• _INFORMATION PROVIDED_:

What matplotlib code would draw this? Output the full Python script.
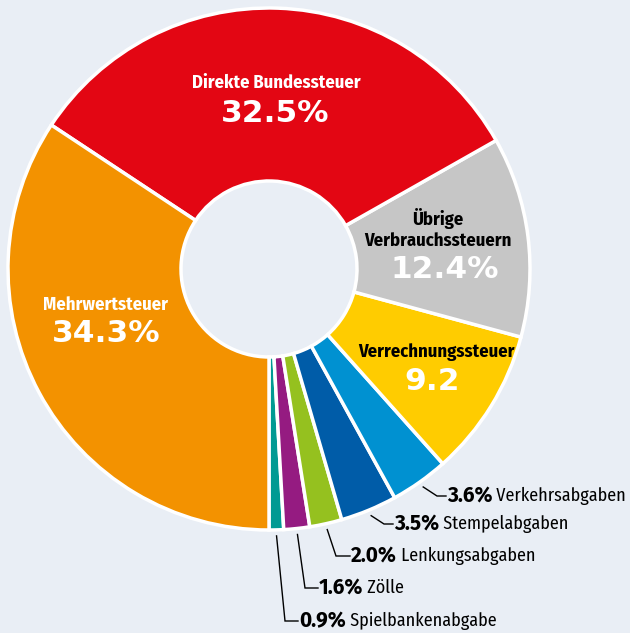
import matplotlib
matplotlib.use("Agg")
import matplotlib.pyplot as plt
import numpy as np

# ---- data ----
categories = ["Spielbankenabgabe", "Zölle", "Lenkungsabgaben", "Stempelabgaben",
              "Verkehrsabgaben", "Verrechnungssteuer", "Übrige\nVerbrauchssteuern",
              "Direkte Bundessteuer", "Mehrwertsteuer"]
values = [0.9, 1.6, 2.0, 3.5, 3.6, 9.2, 12.4, 32.5, 34.3]
value_labels = ["0.9%", "1.6%", "2.0%", "3.5%", "3.6%", "9.2", "12.4%", "32.5%", "34.3%"]
colors = ["#009a93", "#951b81", "#95c11f", "#005ca8", "#0091d1",
          "#ffcc00", "#c6c6c6", "#e30613", "#f39200"]

BG = "#e9eef5"
W, H = 630, 633
FONT = ["Fira Sans Condensed", "Roboto Condensed", "DejaVu Sans"]
NUMFONT = ["Fira Sans", "Open Sans", "DejaVu Sans"]
BIGFONT = ["DejaVu Sans"]

fig = plt.figure(figsize=(W / 100, H / 100), dpi=100, facecolor=BG)
ax = fig.add_axes([0, 0, 1, 1])
ax.set_facecolor(BG)

cx, cy = 269, H - 269
R = 261
hole = 88
wedges, _ = ax.pie(values, colors=colors, startangle=-90, counterclock=True,
                   radius=R, center=(cx, cy),
                   wedgeprops=dict(width=R - hole, edgecolor="white", linewidth=2.5))
ax.set_xlim(0, W)
ax.set_ylim(0, H)
ax.set_aspect("equal")
ax.axis("off")

def Y(py):
    return H - py

# inside labels: (index, name pos, name color, value pos, value color)
inside = {
    7: ((276, 83), "white", (275, 113), "white"),
    6: ((438, 229), "black", (445, 269), "white"),
    5: ((436, 352), "black", (432, 381), "white"),
    8: ((105, 305), "white", (106, 334), "white"),
}
for i, (npos, ncol, vpos, vcol) in inside.items():
    ax.text(npos[0], Y(npos[1]), categories[i], ha="center", va="center",
            fontsize=13.3, fontweight="bold", color=ncol, family=FONT,
            linespacing=1.2)
    ax.text(vpos[0], Y(vpos[1]), value_labels[i], ha="center", va="center",
            fontsize=22.5, fontweight="bold", color=vcol, family=BIGFONT)

# callouts for the small slices: elbow point and text start (pixel layout)
callouts = {
    4: ((437, 496), (446, 496)),
    3: ((384, 524), (393, 524)),
    2: ((336, 556), (350, 556)),
    1: ((305, 588), (318, 588)),
    0: ((285, 621), (298, 621)),
}
cum = np.cumsum([0] + values)
total = sum(values)
for i, (elbow, end) in callouts.items():
    mid = (cum[i] + cum[i + 1]) / 2 / total
    ang = np.deg2rad(-90 + 360 * mid)
    r0 = R + 6
    x0, y0 = cx + r0 * np.cos(ang), cy + r0 * np.sin(ang)
    ax.plot([x0, elbow[0], end[0]], [y0, Y(elbow[1]), Y(end[1])],
            color="black", lw=1.0, solid_joinstyle="miter")
    t = ax.text(end[0] + 1, Y(end[1]), value_labels[i], ha="left", va="center",
                fontsize=15, fontweight="bold", color="black", family=NUMFONT)
    ax.annotate(" " + categories[i], xycoords=t, xy=(1, 0.5), va="center",
                ha="left", fontsize=13, color="black", family=FONT)

fig.savefig("out.png", dpi=100, facecolor=BG)
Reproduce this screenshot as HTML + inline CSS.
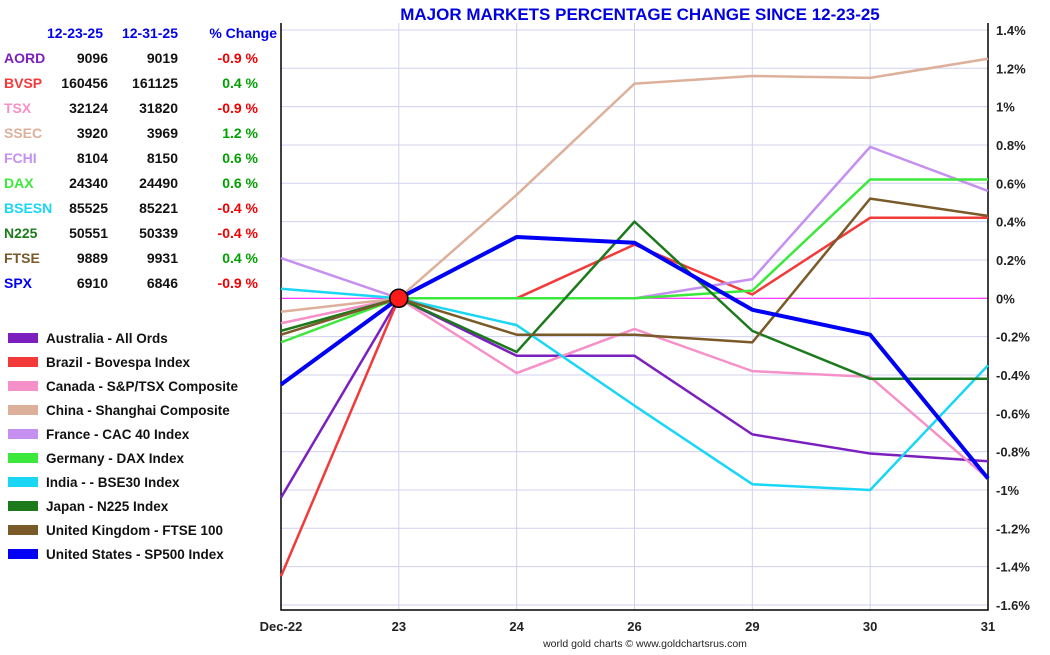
<!DOCTYPE html>
<html><head><meta charset="utf-8"><style>
body{margin:0;width:1050px;height:650px;background:#fff;font-family:"Liberation Sans",sans-serif;overflow:hidden}
svg text{font-family:"Liberation Sans",sans-serif}
</style></head><body>
<svg id="c" width="1050" height="650"></svg>
<script>
const categories=["Dec-22","23","24","26","29","30","31"];
const yTicks=[1.4,1.2,1,0.8,0.6,0.4,0.2,0,-0.2,-0.4,-0.6,-0.8,-1,-1.2,-1.4,-1.6];
const codes=["AORD","BVSP","TSX","SSEC","FCHI","DAX","BSESN","N225","FTSE","SPX"];
const names=["Australia - All Ords","Brazil - Bovespa Index","Canada - S&P/TSX Composite","China - Shanghai Composite","France - CAC 40 Index","Germany - DAX Index","India -  - BSE30 Index","Japan - N225 Index","United Kingdom - FTSE 100","United States - SP500 Index"];
const colors=["#7b1fbf","#f23a3a","#f590c8","#dcb09a","#c590f0","#3ce83c","#1ad6f5","#1c7a1c","#7a5a28","#0000f5"];
const startVals=["9096","160456","32124","3920","8104","24340","85525","50551","9889","6910"];
const endVals=["9019","161125","31820","3969","8150","24490","85221","50339","9931","6846"];
const pctChange=["-0.9 %","0.4 %","-0.9 %","1.2 %","0.6 %","0.6 %","-0.4 %","-0.4 %","0.4 %","-0.9 %"];
const sAORD=[-1.04,0,-0.30,-0.30,-0.71,-0.81,-0.85];
const sBVSP=[-1.45,0,0,0.28,0.02,0.42,0.42];
const sTSX=[-0.13,0,-0.39,-0.16,-0.38,-0.41,-0.94];
const sSSEC=[-0.07,0,0.54,1.12,1.16,1.15,1.25];
const sFCHI=[0.21,0,0,0,0.10,0.79,0.56];
const sDAX=[-0.23,0,0,0,0.04,0.62,0.62];
const sBSESN=[0.05,0,-0.14,-0.56,-0.97,-1.0,-0.35];
const sN225=[-0.17,0,-0.28,0.40,-0.17,-0.42,-0.42];
const sFTSE=[-0.19,0,-0.19,-0.19,-0.23,0.52,0.43];
const sSPX=[-0.45,0,0.32,0.29,-0.06,-0.19,-0.94];
const series=[sAORD,sBVSP,sTSX,sSSEC,sFCHI,sDAX,sBSESN,sN225,sFTSE,sSPX];

const NS="http://www.w3.org/2000/svg",svg=document.getElementById('c');
const X0=281,X1=988,YT=23,YB=610;
const xs=i=>X0+i*(X1-X0)/(categories.length-1);
const ys=v=>298.3-v*191.67;
function el(t,a,p){const e=document.createElementNS(NS,t);for(const k in a)e.setAttribute(k,a[k]);(p||svg).appendChild(e);return e;}
function tx(x,y,s,a){const e=el('text',Object.assign({x:x,y:y},a));e.textContent=s;return e;}

let t=tx(640,20,"MAJOR MARKETS PERCENTAGE CHANGE SINCE 12-23-25",{'text-anchor':'middle','font-size':17,'font-weight':'bold',fill:'#0000e0'});



yTicks.forEach(v=>{
  const l=el('line',{x1:X0,x2:X1,y1:ys(v),y2:ys(v),stroke:v===0?'#ff00ff':'#d0d0ee','stroke-width':1});
  
  
  const s=(v===0?"0":(Math.round(v*10)/10).toString())+"%";
  const lb=tx(996,ys(v)+5,s,{'font-size':13,'font-weight':'bold',fill:'#222'});
  
  
});
categories.forEach((c,i)=>{
  const l=el('line',{x1:xs(i),x2:xs(i),y1:YT,y2:YB,stroke:'#d0d0ee'});
  
  
  const lb=tx(xs(i),631,c,{'text-anchor':'middle','font-size':13,'font-weight':'bold',fill:'#222'});
  
  
});
let ax=el('path',{d:`M${X0} ${YT}V${YB}H${X1}V${YT}`,fill:'none',stroke:'#000','stroke-width':1.5});



series.forEach((s,k)=>{
  const p=el('polyline',{points:s.map((v,i)=>xs(i)+','+ys(v)).join(' '),fill:'none',stroke:colors[k],'stroke-width':k===9?4:2.5,'stroke-linejoin':'round'});
  
  
});
let dot=el('circle',{cx:xs(1),cy:ys(0),r:9,fill:'#ff1a1a',stroke:'#000','stroke-width':1.5});



[["12-23-25",103],["12-31-25",178],["% Change",277]].forEach(h=>{
  const e=tx(h[1],38,h[0],{'text-anchor':'end','font-size':14,'font-weight':'bold',fill:'#0000f0'});
  
  
});
codes.forEach((c,k)=>{
  const y=63+k*25;
  let e=tx(4,y,c,{'font-size':14,'font-weight':'bold',fill:colors[k]});
  
  
  e=tx(108,y,startVals[k],{'text-anchor':'end','font-size':14,'font-weight':'bold',fill:'#111'});
  
  
  e=tx(178,y,endVals[k],{'text-anchor':'end','font-size':14,'font-weight':'bold',fill:'#111'});
  
  
  e=tx(258,y,pctChange[k],{'text-anchor':'end','font-size':14,'font-weight':'bold',fill:pctChange[k][0]==='-'?'#f00000':'#00a000'});
  
  
});
names.forEach((n,k)=>{
  const y=338+k*24;
  const r=el('rect',{x:8,y:y-5,width:30,height:10,fill:colors[k]});
  
  
  const e=tx(46,y+5,n,{'font-size':13.5,'font-weight':'bold',fill:'#111','xml:space':'preserve'});
  
  
});
t=tx(645,647,"world gold charts © www.goldchartsrus.com",{'text-anchor':'middle','font-size':10.5,fill:'#222'});


</script>
</body></html>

• _PROMPT_:
Copy nothing past the line containing "return H - py": reproduce every line from the start of the records up to it, skipping pictures.

• _RESPONSE TO THIS TASK_:
What matplotlib code would draw this? Output the full Python script.
import matplotlib
matplotlib.use("Agg")
import matplotlib.pyplot as plt
import numpy as np

# ---- data ----
categories = ["Spielbankenabgabe", "Zölle", "Lenkungsabgaben", "Stempelabgaben",
              "Verkehrsabgaben", "Verrechnungssteuer", "Übrige\nVerbrauchssteuern",
              "Direkte Bundessteuer", "Mehrwertsteuer"]
values = [0.9, 1.6, 2.0, 3.5, 3.6, 9.2, 12.4, 32.5, 34.3]
value_labels = ["0.9%", "1.6%", "2.0%", "3.5%", "3.6%", "9.2", "12.4%", "32.5%", "34.3%"]
colors = ["#009a93", "#951b81", "#95c11f", "#005ca8", "#0091d1",
          "#ffcc00", "#c6c6c6", "#e30613", "#f39200"]

BG = "#e9eef5"
W, H = 630, 633
FONT = ["Fira Sans Condensed", "Roboto Condensed", "DejaVu Sans"]
NUMFONT = ["Fira Sans", "Open Sans", "DejaVu Sans"]
BIGFONT = ["DejaVu Sans"]

fig = plt.figure(figsize=(W / 100, H / 100), dpi=100, facecolor=BG)
ax = fig.add_axes([0, 0, 1, 1])
ax.set_facecolor(BG)

cx, cy = 269, H - 269
R = 261
hole = 88
wedges, _ = ax.pie(values, colors=colors, startangle=-90, counterclock=True,
                   radius=R, center=(cx, cy),
                   wedgeprops=dict(width=R - hole, edgecolor="white", linewidth=2.5))
ax.set_xlim(0, W)
ax.set_ylim(0, H)
ax.set_aspect("equal")
ax.axis("off")

def Y(py):
    return H - py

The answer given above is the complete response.